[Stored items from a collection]
==================================================
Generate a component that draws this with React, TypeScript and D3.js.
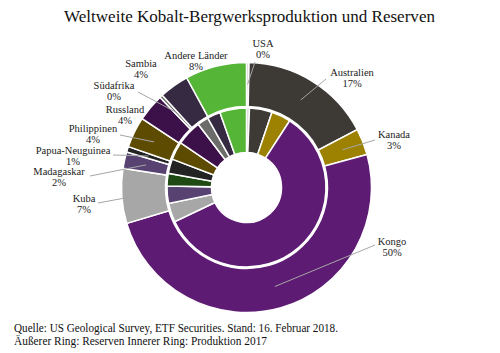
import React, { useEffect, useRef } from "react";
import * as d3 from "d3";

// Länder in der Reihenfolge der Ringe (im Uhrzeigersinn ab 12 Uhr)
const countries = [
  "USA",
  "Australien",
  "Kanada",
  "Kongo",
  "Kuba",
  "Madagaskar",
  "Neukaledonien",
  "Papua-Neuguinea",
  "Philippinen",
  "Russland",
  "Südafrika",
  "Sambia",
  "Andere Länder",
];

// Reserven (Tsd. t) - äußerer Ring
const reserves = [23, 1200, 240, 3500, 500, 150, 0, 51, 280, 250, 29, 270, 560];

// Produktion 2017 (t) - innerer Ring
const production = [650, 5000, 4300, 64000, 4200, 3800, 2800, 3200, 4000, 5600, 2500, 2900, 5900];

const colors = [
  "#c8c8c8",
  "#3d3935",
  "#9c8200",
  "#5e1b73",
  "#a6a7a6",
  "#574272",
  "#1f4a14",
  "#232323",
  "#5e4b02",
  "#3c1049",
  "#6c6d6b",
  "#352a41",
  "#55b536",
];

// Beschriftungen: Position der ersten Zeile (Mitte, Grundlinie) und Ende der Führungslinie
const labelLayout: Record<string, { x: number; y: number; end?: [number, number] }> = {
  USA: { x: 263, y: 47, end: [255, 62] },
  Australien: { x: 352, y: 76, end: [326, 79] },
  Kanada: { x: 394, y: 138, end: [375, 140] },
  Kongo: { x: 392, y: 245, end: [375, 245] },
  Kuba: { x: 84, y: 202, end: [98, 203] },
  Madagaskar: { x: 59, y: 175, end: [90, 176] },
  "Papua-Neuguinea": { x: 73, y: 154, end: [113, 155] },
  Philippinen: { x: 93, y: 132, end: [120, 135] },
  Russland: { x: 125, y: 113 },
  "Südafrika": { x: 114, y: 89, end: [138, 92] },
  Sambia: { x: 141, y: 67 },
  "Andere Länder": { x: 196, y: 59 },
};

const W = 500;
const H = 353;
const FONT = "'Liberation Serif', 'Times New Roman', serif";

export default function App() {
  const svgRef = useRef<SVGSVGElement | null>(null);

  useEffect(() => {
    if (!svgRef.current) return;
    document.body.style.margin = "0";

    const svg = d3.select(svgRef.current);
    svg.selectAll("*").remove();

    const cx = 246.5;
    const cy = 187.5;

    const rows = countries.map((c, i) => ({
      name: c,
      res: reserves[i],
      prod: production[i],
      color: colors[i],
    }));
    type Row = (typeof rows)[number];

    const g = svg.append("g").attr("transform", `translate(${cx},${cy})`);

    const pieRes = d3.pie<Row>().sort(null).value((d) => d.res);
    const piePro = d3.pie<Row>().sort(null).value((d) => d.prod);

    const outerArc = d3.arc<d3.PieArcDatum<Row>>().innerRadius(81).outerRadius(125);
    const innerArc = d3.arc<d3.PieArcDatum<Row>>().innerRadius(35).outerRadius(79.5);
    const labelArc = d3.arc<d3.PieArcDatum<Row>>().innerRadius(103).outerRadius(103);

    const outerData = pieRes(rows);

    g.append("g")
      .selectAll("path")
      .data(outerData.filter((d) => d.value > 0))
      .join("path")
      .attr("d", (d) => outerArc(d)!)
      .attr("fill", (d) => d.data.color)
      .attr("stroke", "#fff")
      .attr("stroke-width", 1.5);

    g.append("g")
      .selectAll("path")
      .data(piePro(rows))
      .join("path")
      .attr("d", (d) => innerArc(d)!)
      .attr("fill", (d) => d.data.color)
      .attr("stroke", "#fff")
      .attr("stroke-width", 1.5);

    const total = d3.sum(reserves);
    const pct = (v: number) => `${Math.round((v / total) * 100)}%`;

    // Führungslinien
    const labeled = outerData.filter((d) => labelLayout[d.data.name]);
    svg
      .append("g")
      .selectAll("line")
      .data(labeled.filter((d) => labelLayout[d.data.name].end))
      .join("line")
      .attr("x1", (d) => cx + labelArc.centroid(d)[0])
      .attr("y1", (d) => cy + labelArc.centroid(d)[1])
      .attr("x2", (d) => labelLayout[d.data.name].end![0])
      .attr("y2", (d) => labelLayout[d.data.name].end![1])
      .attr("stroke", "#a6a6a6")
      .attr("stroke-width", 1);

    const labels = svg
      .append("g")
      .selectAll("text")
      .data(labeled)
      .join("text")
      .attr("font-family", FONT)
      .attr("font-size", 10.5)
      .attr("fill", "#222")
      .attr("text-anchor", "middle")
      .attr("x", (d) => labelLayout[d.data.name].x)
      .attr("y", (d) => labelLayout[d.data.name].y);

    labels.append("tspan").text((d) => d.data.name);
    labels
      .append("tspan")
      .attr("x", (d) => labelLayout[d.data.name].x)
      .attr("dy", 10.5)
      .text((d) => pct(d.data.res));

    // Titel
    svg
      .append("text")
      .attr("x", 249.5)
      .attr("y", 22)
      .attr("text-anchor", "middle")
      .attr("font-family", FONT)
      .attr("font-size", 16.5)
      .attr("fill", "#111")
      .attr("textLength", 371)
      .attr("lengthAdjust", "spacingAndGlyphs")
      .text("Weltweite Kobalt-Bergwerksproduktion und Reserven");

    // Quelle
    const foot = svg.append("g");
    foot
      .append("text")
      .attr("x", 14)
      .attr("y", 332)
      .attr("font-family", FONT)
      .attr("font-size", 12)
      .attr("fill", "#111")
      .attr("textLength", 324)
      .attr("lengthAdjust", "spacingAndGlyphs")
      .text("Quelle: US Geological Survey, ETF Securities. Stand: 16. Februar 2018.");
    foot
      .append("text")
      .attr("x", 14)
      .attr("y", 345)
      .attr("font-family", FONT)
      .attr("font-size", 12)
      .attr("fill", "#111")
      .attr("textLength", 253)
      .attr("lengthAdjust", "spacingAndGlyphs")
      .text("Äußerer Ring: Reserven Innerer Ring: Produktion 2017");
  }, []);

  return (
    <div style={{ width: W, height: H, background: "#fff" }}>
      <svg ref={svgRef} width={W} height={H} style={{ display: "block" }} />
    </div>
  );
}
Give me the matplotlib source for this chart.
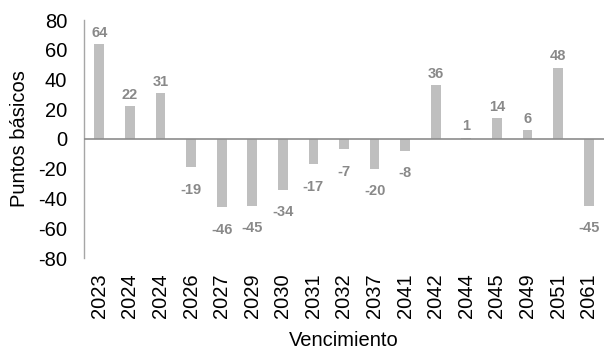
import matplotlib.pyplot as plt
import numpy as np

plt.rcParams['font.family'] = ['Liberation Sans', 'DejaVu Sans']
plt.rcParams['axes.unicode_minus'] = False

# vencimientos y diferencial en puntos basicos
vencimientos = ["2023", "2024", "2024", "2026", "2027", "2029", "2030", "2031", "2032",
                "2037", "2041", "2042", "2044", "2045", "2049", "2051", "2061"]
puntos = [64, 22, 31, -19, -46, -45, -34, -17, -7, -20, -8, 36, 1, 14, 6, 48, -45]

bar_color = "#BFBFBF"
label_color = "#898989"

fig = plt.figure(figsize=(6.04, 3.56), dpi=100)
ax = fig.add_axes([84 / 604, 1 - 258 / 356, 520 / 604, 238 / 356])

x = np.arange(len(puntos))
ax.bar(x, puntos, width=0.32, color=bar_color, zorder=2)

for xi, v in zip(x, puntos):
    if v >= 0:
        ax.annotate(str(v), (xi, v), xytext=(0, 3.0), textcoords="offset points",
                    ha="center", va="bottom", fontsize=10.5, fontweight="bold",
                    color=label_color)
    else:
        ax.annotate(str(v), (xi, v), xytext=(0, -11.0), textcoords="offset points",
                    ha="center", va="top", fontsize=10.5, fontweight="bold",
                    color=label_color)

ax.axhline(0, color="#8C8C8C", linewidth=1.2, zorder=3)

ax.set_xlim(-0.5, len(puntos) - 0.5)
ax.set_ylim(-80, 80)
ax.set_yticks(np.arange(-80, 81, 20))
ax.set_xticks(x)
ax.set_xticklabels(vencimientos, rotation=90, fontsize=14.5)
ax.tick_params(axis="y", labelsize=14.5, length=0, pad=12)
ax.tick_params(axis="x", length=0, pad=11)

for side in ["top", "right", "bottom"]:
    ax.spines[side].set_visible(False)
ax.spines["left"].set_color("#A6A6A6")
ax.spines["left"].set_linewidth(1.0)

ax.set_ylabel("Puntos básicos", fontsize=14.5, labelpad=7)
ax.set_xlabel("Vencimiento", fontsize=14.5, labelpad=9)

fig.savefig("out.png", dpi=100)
==================================================
TASK GOAL: Return the material line for line, from its beginning to the line that contains "import * as", with the pictures left out.

FINAL RESULT:
Generate a component that draws this with React, TypeScript and D3.js.
import React, { useEffect, useRef } from "react";
import * as d3 from "d3";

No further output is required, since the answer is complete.